#### Input for this task ####
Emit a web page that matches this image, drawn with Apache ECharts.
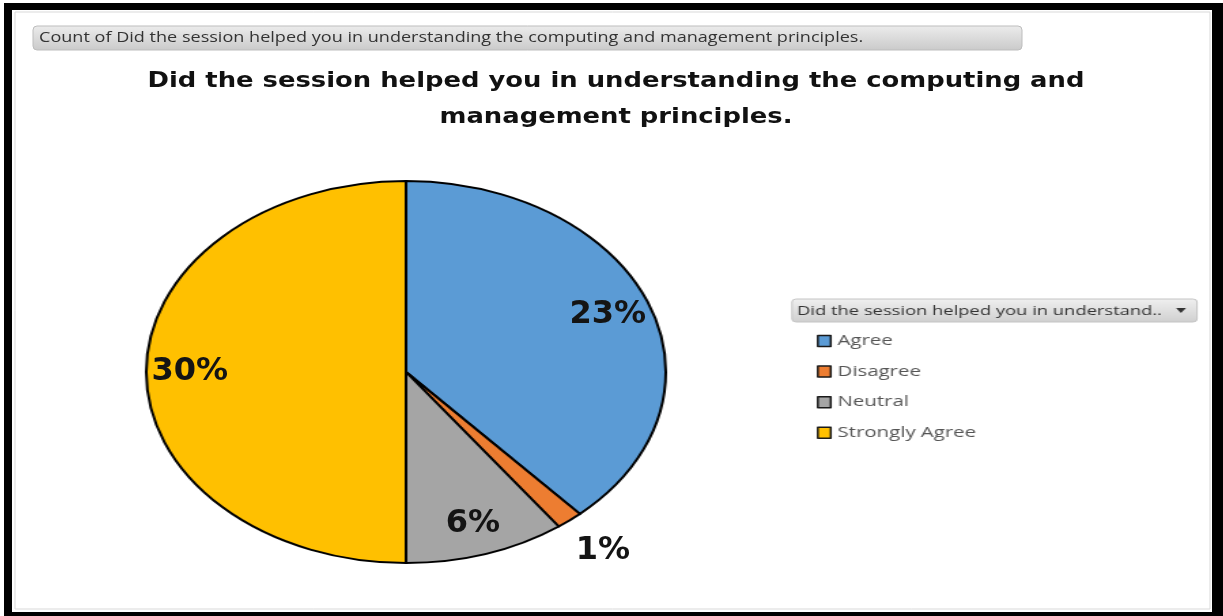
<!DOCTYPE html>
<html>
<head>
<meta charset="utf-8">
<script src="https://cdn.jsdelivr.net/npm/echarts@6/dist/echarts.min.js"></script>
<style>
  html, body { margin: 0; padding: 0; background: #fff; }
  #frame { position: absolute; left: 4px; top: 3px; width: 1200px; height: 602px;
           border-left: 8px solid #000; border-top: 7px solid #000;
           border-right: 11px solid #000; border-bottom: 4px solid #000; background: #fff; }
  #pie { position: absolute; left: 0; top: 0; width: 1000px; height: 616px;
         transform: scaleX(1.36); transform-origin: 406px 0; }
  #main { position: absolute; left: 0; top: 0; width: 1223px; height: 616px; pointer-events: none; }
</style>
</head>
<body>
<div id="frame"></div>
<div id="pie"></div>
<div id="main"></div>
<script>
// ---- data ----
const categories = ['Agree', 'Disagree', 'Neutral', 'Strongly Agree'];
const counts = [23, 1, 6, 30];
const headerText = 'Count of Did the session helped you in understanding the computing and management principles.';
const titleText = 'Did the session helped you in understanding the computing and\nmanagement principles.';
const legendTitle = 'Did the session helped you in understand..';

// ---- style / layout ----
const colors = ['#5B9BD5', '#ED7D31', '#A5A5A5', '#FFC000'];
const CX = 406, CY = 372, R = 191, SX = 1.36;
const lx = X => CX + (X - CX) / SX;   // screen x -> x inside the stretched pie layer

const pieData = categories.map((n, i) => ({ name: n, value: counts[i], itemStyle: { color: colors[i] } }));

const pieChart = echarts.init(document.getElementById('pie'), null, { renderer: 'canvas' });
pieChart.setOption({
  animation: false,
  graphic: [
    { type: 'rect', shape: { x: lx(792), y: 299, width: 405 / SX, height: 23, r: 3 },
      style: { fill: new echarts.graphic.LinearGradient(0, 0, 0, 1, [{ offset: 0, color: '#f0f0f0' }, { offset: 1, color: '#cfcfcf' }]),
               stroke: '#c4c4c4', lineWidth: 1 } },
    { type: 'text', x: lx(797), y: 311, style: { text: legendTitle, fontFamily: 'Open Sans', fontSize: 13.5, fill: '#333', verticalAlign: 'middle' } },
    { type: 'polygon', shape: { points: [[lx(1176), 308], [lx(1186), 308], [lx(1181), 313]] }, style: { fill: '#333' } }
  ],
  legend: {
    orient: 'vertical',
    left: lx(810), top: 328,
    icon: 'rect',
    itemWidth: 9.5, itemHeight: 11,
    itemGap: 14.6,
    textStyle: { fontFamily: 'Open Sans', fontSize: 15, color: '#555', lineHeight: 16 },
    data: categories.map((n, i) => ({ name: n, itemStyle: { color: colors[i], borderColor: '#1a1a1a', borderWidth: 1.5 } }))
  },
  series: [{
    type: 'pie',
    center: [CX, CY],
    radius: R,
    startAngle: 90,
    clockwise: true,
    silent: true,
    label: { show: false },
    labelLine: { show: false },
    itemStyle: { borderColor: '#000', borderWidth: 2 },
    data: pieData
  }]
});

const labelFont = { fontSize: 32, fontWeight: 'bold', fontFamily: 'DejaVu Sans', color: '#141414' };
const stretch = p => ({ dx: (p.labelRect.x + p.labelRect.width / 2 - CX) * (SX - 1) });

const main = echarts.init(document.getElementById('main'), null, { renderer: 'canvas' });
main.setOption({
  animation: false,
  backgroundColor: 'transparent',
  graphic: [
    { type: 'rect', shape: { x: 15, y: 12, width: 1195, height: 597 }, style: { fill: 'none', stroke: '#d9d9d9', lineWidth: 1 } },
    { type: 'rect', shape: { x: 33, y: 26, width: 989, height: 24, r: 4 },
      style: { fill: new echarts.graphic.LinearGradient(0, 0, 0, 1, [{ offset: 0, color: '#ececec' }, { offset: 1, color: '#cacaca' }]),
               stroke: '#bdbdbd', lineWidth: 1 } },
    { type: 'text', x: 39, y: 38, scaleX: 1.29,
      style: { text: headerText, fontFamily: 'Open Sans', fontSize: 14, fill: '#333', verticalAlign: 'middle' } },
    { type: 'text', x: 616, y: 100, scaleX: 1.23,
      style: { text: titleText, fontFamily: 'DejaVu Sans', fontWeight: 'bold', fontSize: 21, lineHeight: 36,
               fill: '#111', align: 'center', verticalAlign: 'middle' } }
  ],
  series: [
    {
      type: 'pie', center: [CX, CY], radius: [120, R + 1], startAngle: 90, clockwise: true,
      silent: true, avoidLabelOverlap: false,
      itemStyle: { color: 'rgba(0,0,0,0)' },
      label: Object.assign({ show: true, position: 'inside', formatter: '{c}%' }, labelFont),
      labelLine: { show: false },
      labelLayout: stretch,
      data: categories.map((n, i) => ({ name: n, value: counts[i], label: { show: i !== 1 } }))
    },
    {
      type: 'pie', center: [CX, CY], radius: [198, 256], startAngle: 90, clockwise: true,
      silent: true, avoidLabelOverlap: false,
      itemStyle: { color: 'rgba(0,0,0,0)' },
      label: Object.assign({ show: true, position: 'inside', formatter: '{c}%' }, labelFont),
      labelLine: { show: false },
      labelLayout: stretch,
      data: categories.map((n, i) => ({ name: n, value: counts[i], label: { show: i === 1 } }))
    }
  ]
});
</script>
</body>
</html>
####
#### Input for this task ####
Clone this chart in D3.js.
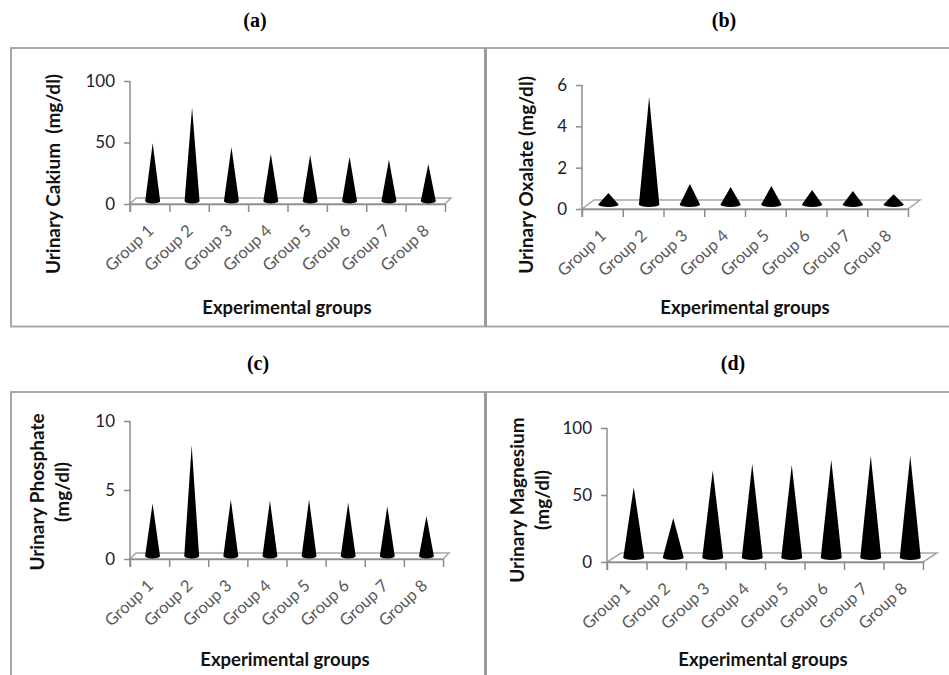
####
#### Your goal
Starting at the line with "Emit a web page" and ending at the line with "const pieData = categories.map((n, i)", copy each line exactly, both ends included. Do not copy the pictures.

#### Response below
Emit a web page that matches this image, drawn with Apache ECharts.
<!DOCTYPE html>
<html>
<head>
<meta charset="utf-8">
<script src="https://cdn.jsdelivr.net/npm/echarts@6/dist/echarts.min.js"></script>
<style>
  html, body { margin: 0; padding: 0; background: #fff; }
  #frame { position: absolute; left: 4px; top: 3px; width: 1200px; height: 602px;
           border-left: 8px solid #000; border-top: 7px solid #000;
           border-right: 11px solid #000; border-bottom: 4px solid #000; background: #fff; }
  #pie { position: absolute; left: 0; top: 0; width: 1000px; height: 616px;
         transform: scaleX(1.36); transform-origin: 406px 0; }
  #main { position: absolute; left: 0; top: 0; width: 1223px; height: 616px; pointer-events: none; }
</style>
</head>
<body>
<div id="frame"></div>
<div id="pie"></div>
<div id="main"></div>
<script>
// ---- data ----
const categories = ['Agree', 'Disagree', 'Neutral', 'Strongly Agree'];
const counts = [23, 1, 6, 30];
const headerText = 'Count of Did the session helped you in understanding the computing and management principles.';
const titleText = 'Did the session helped you in understanding the computing and\nmanagement principles.';
const legendTitle = 'Did the session helped you in understand..';

// ---- style / layout ----
const colors = ['#5B9BD5', '#ED7D31', '#A5A5A5', '#FFC000'];
const CX = 406, CY = 372, R = 191, SX = 1.36;
const lx = X => CX + (X - CX) / SX;   // screen x -> x inside the stretched pie layer

const pieData = categories.map((n, i) => ({ name: n, value: counts[i], itemStyle: { color: colors[i] } }));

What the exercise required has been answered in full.